● **Given request**:
Your task is to repeat the entries word for word while leaving out the pictures.

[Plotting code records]
---*---
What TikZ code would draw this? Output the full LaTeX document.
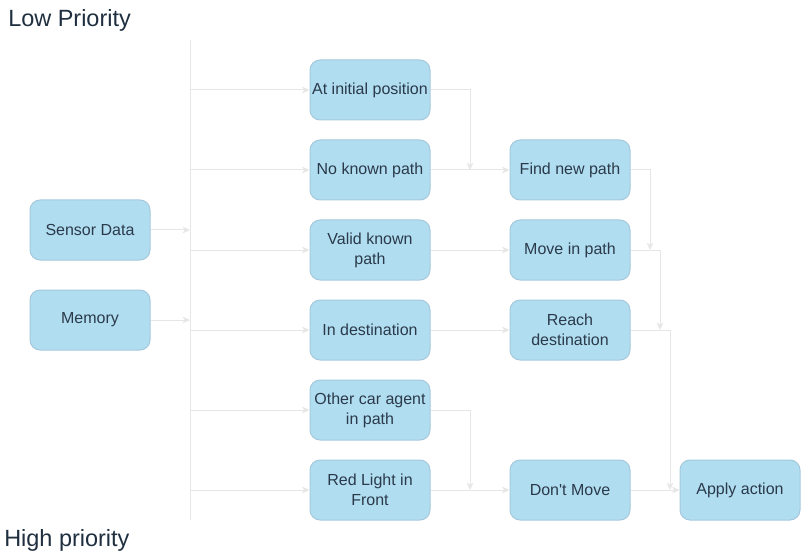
\documentclass[tikz,border=0pt]{standalone}
\usepackage{fontspec}
\setmainfont{Liberation Sans}
\usetikzlibrary{arrows.meta,positioning}
\definecolor{boxfill}{HTML}{B1DDF0}
\definecolor{boxline}{HTML}{A6C8DC}
\definecolor{boxtext}{HTML}{2A3A4A}
\definecolor{titletext}{HTML}{1F2F3F}
\definecolor{wire}{HTML}{E6E6E6}
\tikzset{
  stepbox/.style={rectangle, rounded corners=7.5pt, minimum width=90pt, minimum height=45pt,
    fill=boxfill, draw=boxline, line width=0.75pt, text=boxtext, align=center,
    font=\fontsize{12pt}{15pt}\selectfont, inner sep=1pt},
  wireline/.style={draw=wire, line width=0.75pt},
  arr/.style={wireline, -{Stealth[length=5.5pt,width=5pt,inset=1.5pt]}},
  titlelabel/.style={text=titletext, font=\fontsize{17.6pt}{20pt}\selectfont, anchor=west, inner sep=0pt}
}
\begin{document}
\begin{tikzpicture}[x=0.75pt,y=-0.75pt]
\useasboundingbox (0,0) rectangle (801,560);
% titles
\node[titlelabel] (lowp) at (8,20) {Low Priority};
\node[titlelabel] (highp) at (4,540) {High priority};
% bus
\coordinate (bustop) at (190,40);
\coordinate (busbot) at (190,520);
\draw[wireline] (bustop) -- (busbot);
% inputs
\node[stepbox] (sd) at (90,230) {Sensor Data};
\node[stepbox] (mem) at (90,320) {Memory};
% conditions
\node[stepbox] (c1) at (370,90) {At initial position};
\node[stepbox] (c2) at (370,170) {No known path};
\node[stepbox] (c3) at (370,250) {Valid known\\path};
\node[stepbox] (c4) at (370,330) {In destination};
\node[stepbox] (c5) at (370,410) {Other car agent\\in path};
\node[stepbox] (c6) at (370,490) {Red Light in\\Front};
% actions
\node[stepbox] (a1) at (570,170) {Find new path};
\node[stepbox] (a2) at (570,250) {Move in path};
\node[stepbox] (a3) at (570,330) {Reach\\destination};
\node[stepbox] (a4) at (570,490) {Don\textquotesingle t Move};
\node[stepbox] (out) at (740,490) {Apply action};
% junctions
\coordinate (j1) at (470,170);
\coordinate (j2) at (650,250);
\coordinate (j3) at (660,330);
\coordinate (j4) at (670,490);
\coordinate (j5) at (470,490);
% input arrows
\draw[arr] (sd.east) -- (bustop |- sd.east);
\draw[arr] (mem.east) -- (bustop |- mem.east);
% bus to conditions
\foreach \n in {c1,c2,c3,c4,c5,c6}{
  \draw[arr] (bustop |- \n.west) -- (\n.west);
}
% conditions to actions
\draw[arr] (c1.east) -| (j1);
\draw[arr] (c2.east) -- (a1.west);
\draw[arr] (c3.east) -- (a2.west);
\draw[arr] (c4.east) -- (a3.west);
\draw[arr] (c5.east) -| (j5);
\draw[arr] (c6.east) -- (a4.west);
% actions to apply
\draw[arr] (a1.east) -| (j2);
\draw[arr] (a2.east) -| (j3);
\draw[arr] (a3.east) -| (j4);
\draw[arr] (a4.east) -- (out.west);
\end{tikzpicture}
\end{document}
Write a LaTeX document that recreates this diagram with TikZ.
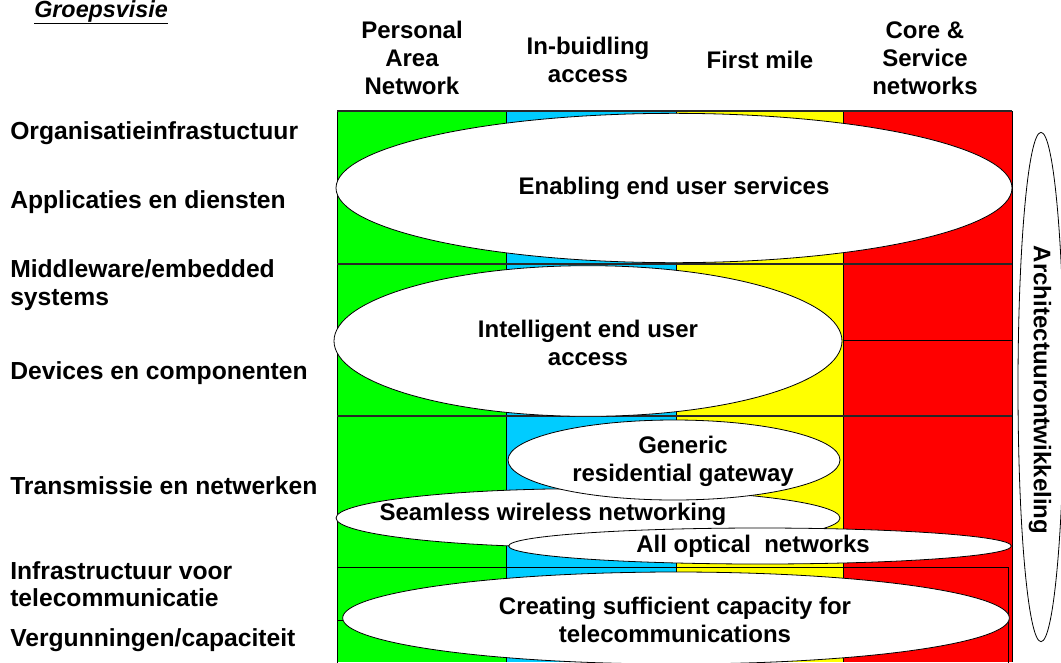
---*---
● **Exercise output**:
What TikZ code would draw this? Output the full LaTeX document.
\documentclass[tikz,border=0pt]{standalone}
\usepackage{fontspec}
\setmainfont{Liberation Sans}
\usetikzlibrary{arrows.meta,positioning}
\definecolor{boxfill}{HTML}{B1DDF0}
\definecolor{boxline}{HTML}{A6C8DC}
\definecolor{boxtext}{HTML}{2A3A4A}
\definecolor{titletext}{HTML}{1F2F3F}
\definecolor{wire}{HTML}{E6E6E6}
\tikzset{
  stepbox/.style={rectangle, rounded corners=7.5pt, minimum width=90pt, minimum height=45pt,
    fill=boxfill, draw=boxline, line width=0.75pt, text=boxtext, align=center,
    font=\fontsize{12pt}{15pt}\selectfont, inner sep=1pt},
  wireline/.style={draw=wire, line width=0.75pt},
  arr/.style={wireline, -{Stealth[length=5.5pt,width=5pt,inset=1.5pt]}},
  titlelabel/.style={text=titletext, font=\fontsize{17.6pt}{20pt}\selectfont, anchor=west, inner sep=0pt}
}
\begin{document}
\begin{tikzpicture}[x=0.75pt,y=-0.75pt]
\useasboundingbox (0,0) rectangle (801,560);
% titles
\node[titlelabel] (lowp) at (8,20) {Low Priority};
\node[titlelabel] (highp) at (4,540) {High priority};
% bus
\coordinate (bustop) at (190,40);
\coordinate (busbot) at (190,520);
\draw[wireline] (bustop) -- (busbot);
% inputs
\node[stepbox] (sd) at (90,230) {Sensor Data};
\node[stepbox] (mem) at (90,320) {Memory};
% conditions
\node[stepbox] (c1) at (370,90) {At initial position};
\node[stepbox] (c2) at (370,170) {No known path};
\node[stepbox] (c3) at (370,250) {Valid known\\path};
\node[stepbox] (c4) at (370,330) {In destination};
\node[stepbox] (c5) at (370,410) {Other car agent\\in path};
\node[stepbox] (c6) at (370,490) {Red Light in\\Front};
% actions
\node[stepbox] (a1) at (570,170) {Find new path};
\node[stepbox] (a2) at (570,250) {Move in path};
\node[stepbox] (a3) at (570,330) {Reach\\destination};
\node[stepbox] (a4) at (570,490) {Don\textquotesingle t Move};
\node[stepbox] (out) at (740,490) {Apply action};
% junctions
\coordinate (j1) at (470,170);
\coordinate (j2) at (650,250);
\coordinate (j3) at (660,330);
\coordinate (j4) at (670,490);
\coordinate (j5) at (470,490);
% input arrows
\draw[arr] (sd.east) -- (bustop |- sd.east);
\draw[arr] (mem.east) -- (bustop |- mem.east);
% bus to conditions
\foreach \n in {c1,c2,c3,c4,c5,c6}{
  \draw[arr] (bustop |- \n.west) -- (\n.west);
}
% conditions to actions
\draw[arr] (c1.east) -| (j1);
\draw[arr] (c2.east) -- (a1.west);
\draw[arr] (c3.east) -- (a2.west);
\draw[arr] (c4.east) -- (a3.west);
\draw[arr] (c5.east) -| (j5);
\draw[arr] (c6.east) -- (a4.west);
% actions to apply
\draw[arr] (a1.east) -| (j2);
\draw[arr] (a2.east) -| (j3);
\draw[arr] (a3.east) -| (j4);
\draw[arr] (a4.east) -- (out.west);
\end{tikzpicture}
\end{document}
Write a LaTeX document that recreates this diagram with TikZ.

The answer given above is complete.